本文框架
1. BERT定义
BERT全称Bidirectional Enoceder Representations from Transformers,即双向的Transformers的Encoder。是谷歌于2018年10月提出的一个语言表示模型(language representation model)。
2. BERT实现
2.1 BERT输入
2.1.1 Token Embeddings(input_ids)
token embedding 层是要将各个词转换成固定维度的向量。在BERT中,每个词会被转换成1024维的向量表示。
"Here is some text to encode"
['[CLS]', 'here', 'is', 'some', 'text', 'to', 'en', '##code', '[SEP]']
[101, 2182, 2003, 2070, 3793, 2000, 4372, 16044, 102]
序列: MSDLVTKFESLIISKYPVSFTKEQSAQAAQWESVLKSGQIQPHLDQLNLVLRDNTFIVSTLYPTSTDVHVFEVALPLIKDLVASSKDVKSTYTTYRHILRWIDYMQNLLEVSSTDKLEINH
1. vocab.txt:
[PAD]
[UNK]
[CLS]
[SEP]
[MASK]
L
A
G
V
E
2. bert_config.josn 模型中参数的配置
{
"attention_probs_dropout_prob": 0.0,
"hidden_act": "gelu",
"hidden_dropout_prob": 0.0,
"hidden_size": 1024,
"initializer_range": 0.02,
"intermediate_size": 4096,
"max_position_embeddings": 40000,
"num_attention_heads": 16,
"num_hidden_layers": 30,
"type_vocab_size": 2,
"vocab_size": 30
}
3. pytorch_model.bin: 预训练权重
2.1.2. Segment Embeddings(token_type_ids)
用来区别两种句子,预训练除了LM,还需要做判断两个句子先后顺序的分类任务。
1.句子:”[CLS] my dog is cute [SEP] he likes play ##ing [SEP]“ 表示成”0 0 0 0 0 0 1 1 1 1 1“ 2. 蛋白质序列: MSDLVTKFESLIISKYPVSFTKEQSAQAAQWESVLKSGQIQPHLDQLNLVLRDNTFIVSTLYPTSTDVHVFEVALPLIKDLVASSKDVKSTYTTYRHILRWIDYMQNLLEVSSTDKLEINH
2.1.3 Position Embeddings(attention_mask)
指定对哪些词进行self-Attention操作。
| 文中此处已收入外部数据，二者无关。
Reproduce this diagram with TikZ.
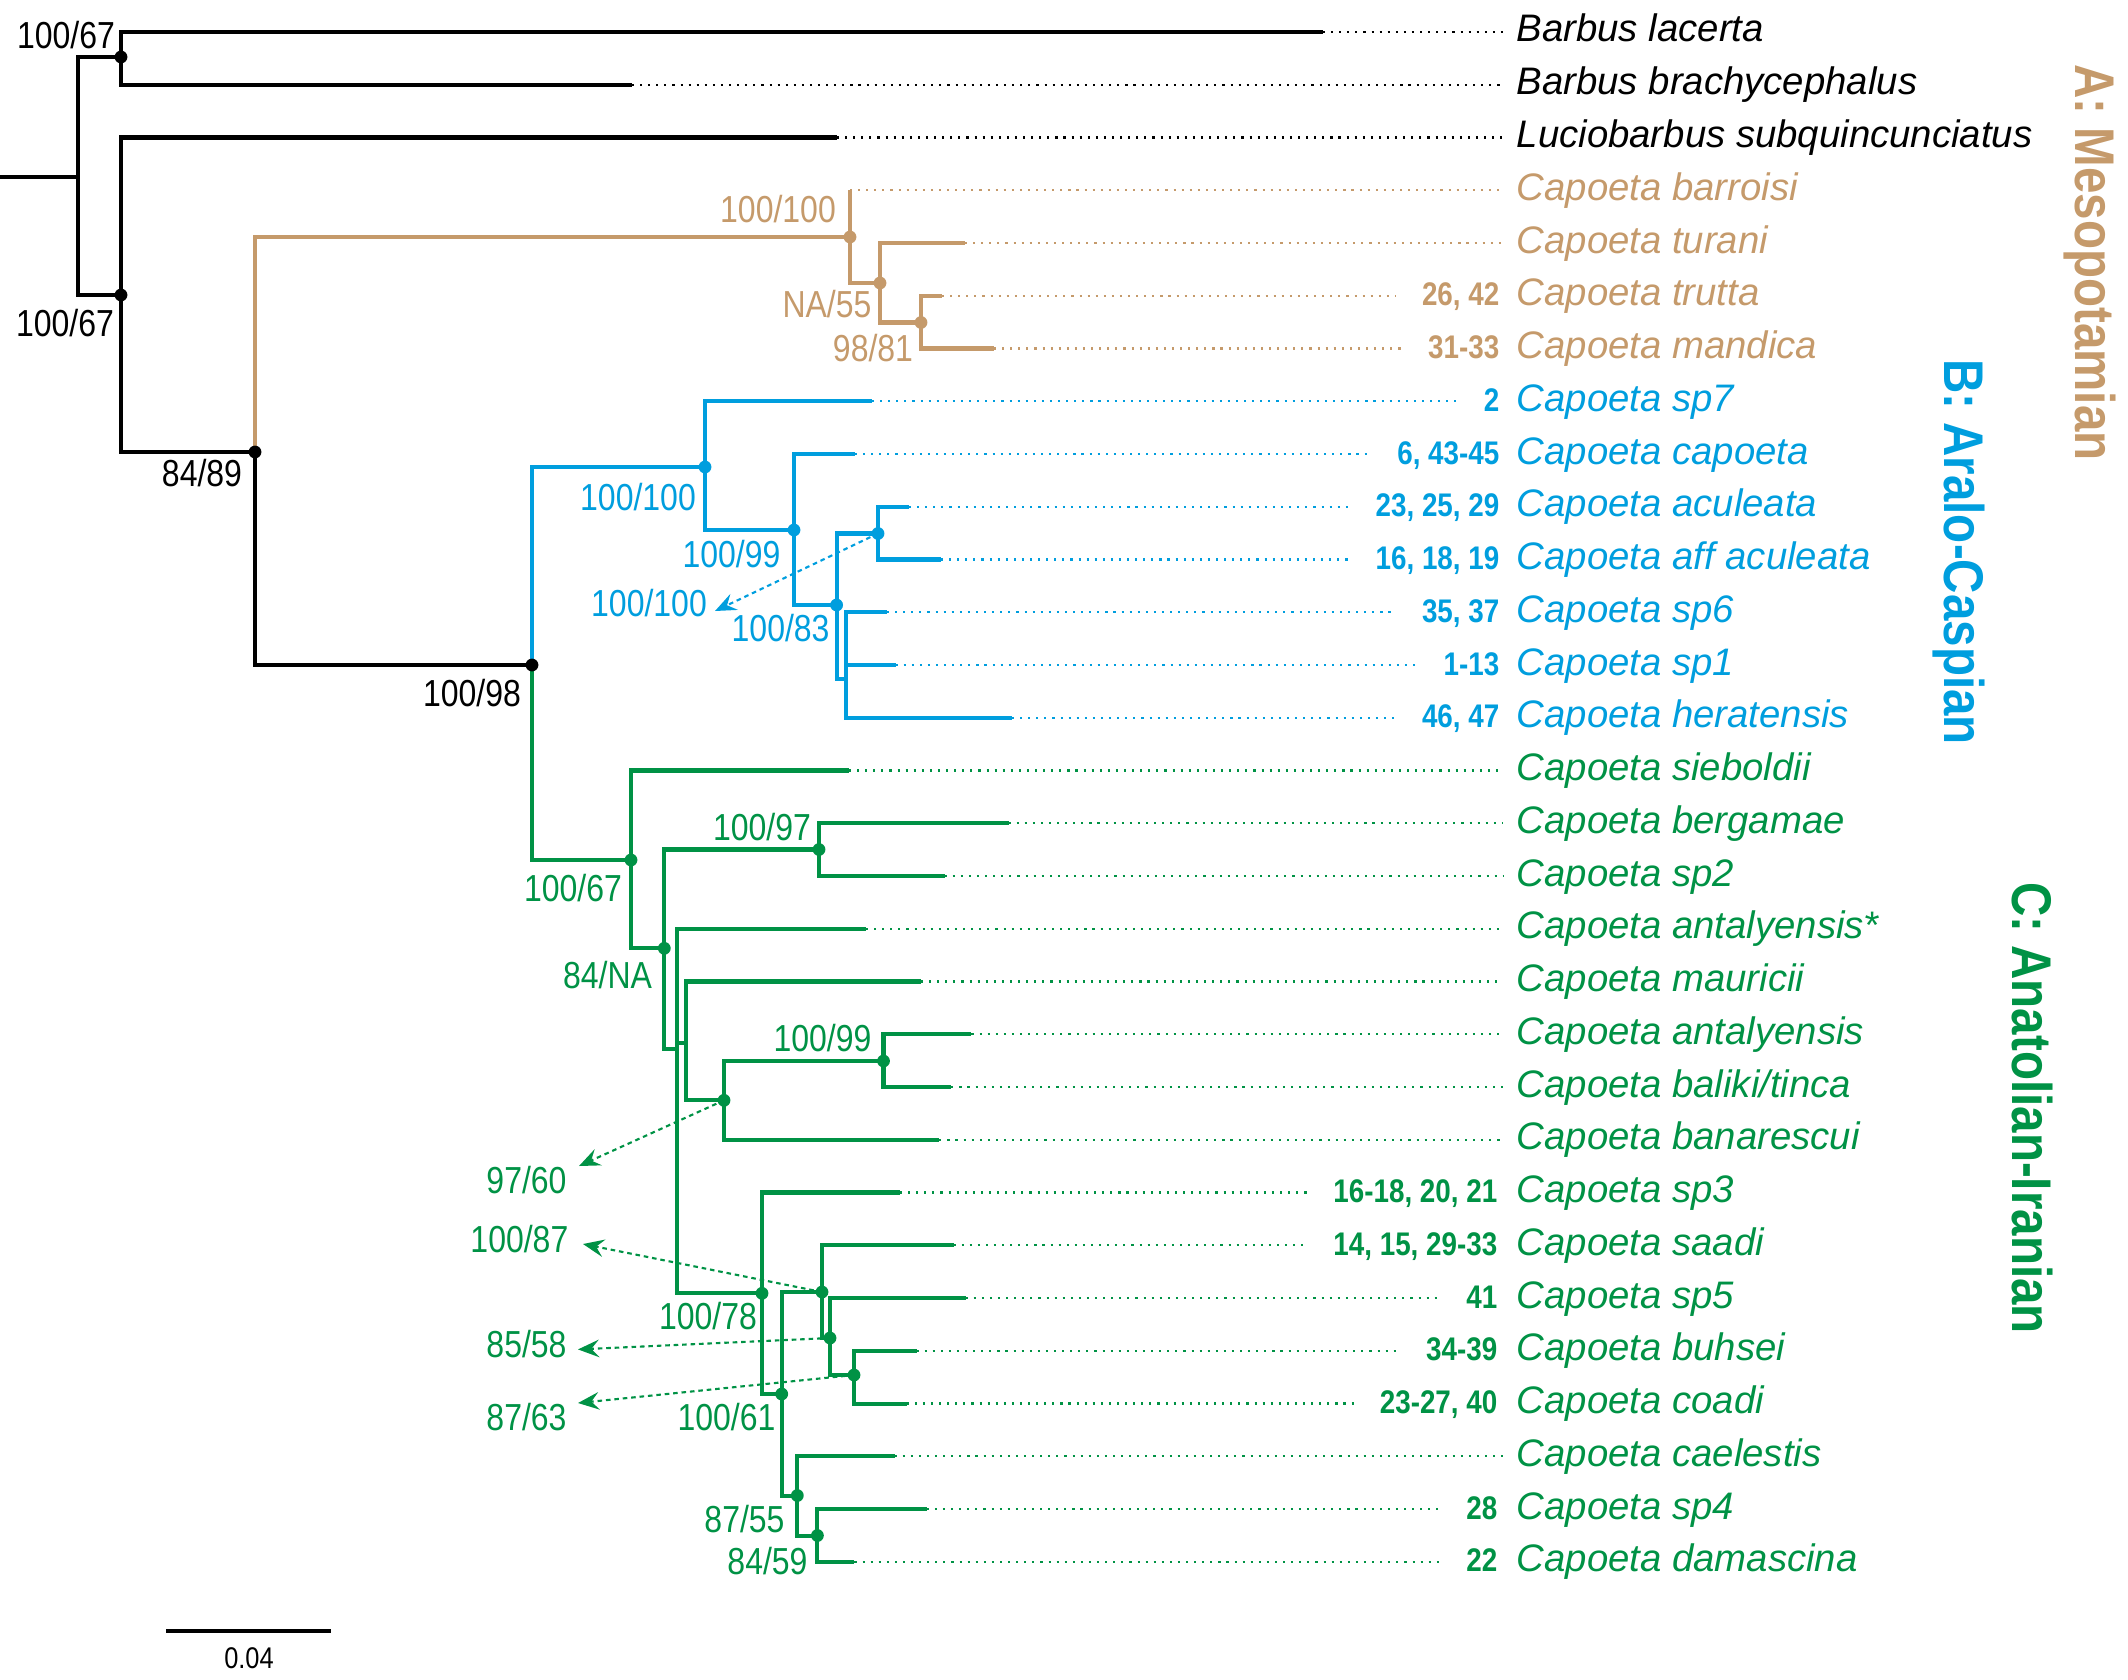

这和Transformer的Position Embeddings不一样,在Transformer中使用的是公式法, 在bert中是通过训练得到的。加入position embeddings会让BERT理解”I think, therefore I am“中的第一个 “I” 和第二个 “I”应该有着不同的向量表示。
具体代码:
import numpy as np
import torch
from transformers import BertTokenizer, BertConfig, BertForMaskedLM, BertForNextSentencePrediction
from transformers import BertModel
model_name = 'bert-base-chinese'
MODEL_PATH = 'E:/transformer_file/bert-base-chinese/'
tokenizer = BertTokenizer.from_pretrained(model_name)
model_config = BertConfig.from_pretrained(model_name)
model_config.output_hidden_states = True
model_config.output_attentions = True
bert_model = BertModel.from_pretrained(MODEL_PATH, config = model_config)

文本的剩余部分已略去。